Le père de Trevor Chinn, Rosser Chinn, était président du Fonds national juif (JNF) en Grande-Bretagne. Cette organisation semi-gouvernementale soutenait la colonisation illégale en Palestine et l’historien Ilan Pappé la décrit comme une «agence coloniale de nettoyage ethnique».

Des clowns vaniteux et dénués de tout principe

Chinn a donné 50 000 livres sterling à la campagne de Keir Starmer pour devenir leader travailliste en 2020. Il a fait un don à Reeves, Rayner, Lammy, Streeting, Philipson et Lisa Nandy, ancienne présidente du groupe travailliste des Amis d’Israël et maintenant secrétaire d’État à la Culture. Parmi les autres bénéficiaires figurent la secrétaire au Travail et aux Retraites Liz Kendall et le secrétaire à l’Environnement, Steve Reed. La valeur totale de ces dons de Chinn dépasse 180 000 sterling.

Un autre bailleur de fonds important est Gary Lubner, ancien policier de l’Afrique du Sud de l’apartheid et principal donateur de l’Appel juif uni pour Israël (UJIA). Loebner a donné environ 6 millions de livres sterling depuis que Starmer a pris la tête du parti dont 900 000 livres sterling pour soutenir les caisses électorales. Environ 350 000 livres sterling ont été destinés à soutenir la campagne de Lammy, Reeves et Cooper.

Un troisième magnat pro-israélien, l’ancien gestionnaire de fonds spéculatifs Stuart Roden, a fait don de plus d’un million de livres sterling au Parti travailliste depuis 2023 dont 80 000 livres sterling pour couvrir les frais de bureau de Phillipson et Nandy.
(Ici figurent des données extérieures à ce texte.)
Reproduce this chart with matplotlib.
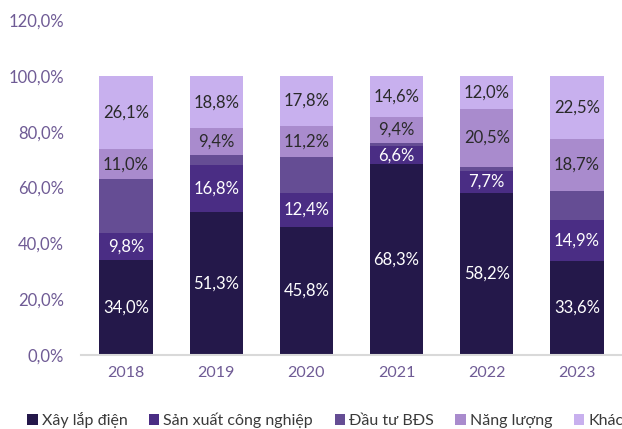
import matplotlib
matplotlib.use("Agg")
import matplotlib.pyplot as plt
import numpy as np

years = ["2018", "2019", "2020", "2021", "2022", "2023"]
series_names = ["Xây lắp điện", "Sản xuất công nghiệp", "Đầu tư BĐS", "Năng lượng", "Khác"]
xay_lap_dien = [34.0, 51.3, 45.8, 68.3, 58.2, 33.6]
san_xuat_cn = [9.8, 16.8, 12.4, 6.6, 7.7, 14.9]
dau_tu_bds = [19.1, 3.7, 12.8, 1.1, 1.6, 10.3]
nang_luong = [11.0, 9.4, 11.2, 9.4, 20.5, 18.7]
khac = [26.1, 18.8, 17.8, 14.6, 12.0, 22.5]
yticks = [0, 20, 40, 60, 80, 100, 120]

colors = ["#24184a", "#4a2d84", "#654d94", "#a98bcd", "#c8b0ee"]
text_colors = ["white", "white", "white", "#2a2a2a", "#2a2a2a"]
show_labels = [True, True, False, True, True]

plt.rcParams['font.family'] = ['Lato', 'DejaVu Sans']

fig = plt.figure(figsize=(6.22, 4.29), dpi=100)
ax = fig.add_axes([0.130, 0.1725, 0.870, 0.7805])

data = [xay_lap_dien, san_xuat_cn, dau_tu_bds, nang_luong, khac]
x = np.arange(len(years))
bottom = np.zeros(len(years))
handles = []
for i, vals in enumerate(data):
    vals = np.array(vals)
    b = ax.bar(x, vals, 0.59, bottom=bottom, color=colors[i], label=series_names[i], linewidth=0)
    handles.append(b)
    if show_labels[i]:
        for xi, v, bt in zip(x, vals, bottom):
            if v >= 5:
                ax.text(xi, bt + v / 2, f"{v:.1f}%".replace(".", ","), ha="center", va="center",
                        color=text_colors[i], fontsize=12)
    bottom += vals

ax.set_xlim(-0.5, 5.5)
ax.set_ylim(0, 120)
ax.set_yticks(yticks)
ax.set_yticklabels([f"{v:.1f}%".replace(".", ",") for v in yticks], color="#6f5b95", fontsize=12)
ax.set_xticks(x)
ax.set_xticklabels(years, color="#6f5b95", fontsize=11.5)
ax.tick_params(axis="both", length=0)
ax.tick_params(axis="y", pad=12)
ax.tick_params(axis="x", pad=8)
for s in ["top", "right", "left"]:
    ax.spines[s].set_visible(False)
ax.spines["bottom"].set_color("#d9d9d9")
ax.spines["bottom"].set_linewidth(1.5)

fig.legend(handles=handles, labels=series_names, loc="center", bbox_to_anchor=(0.523, 0.02),
           ncol=5, frameon=False, fontsize=11.5, handlelength=0.65, handleheight=0.65,
           handletextpad=0.25, columnspacing=1.35, labelcolor="#3a3a3a")

fig.savefig("out.png", dpi=100)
On sait qu’Israël est une création ex-nihilo de l’empire britannique lorsqu’il régnait sur le Moyen-Orient. Aujourd’hui, le Royaume-Uni est en passe de devenir un pays satellite d’Israël. C’est ainsi que finissent les grands empires, lorsqu’ils sont conduits par des clowns vaniteux, cupides et dénués de tout principe.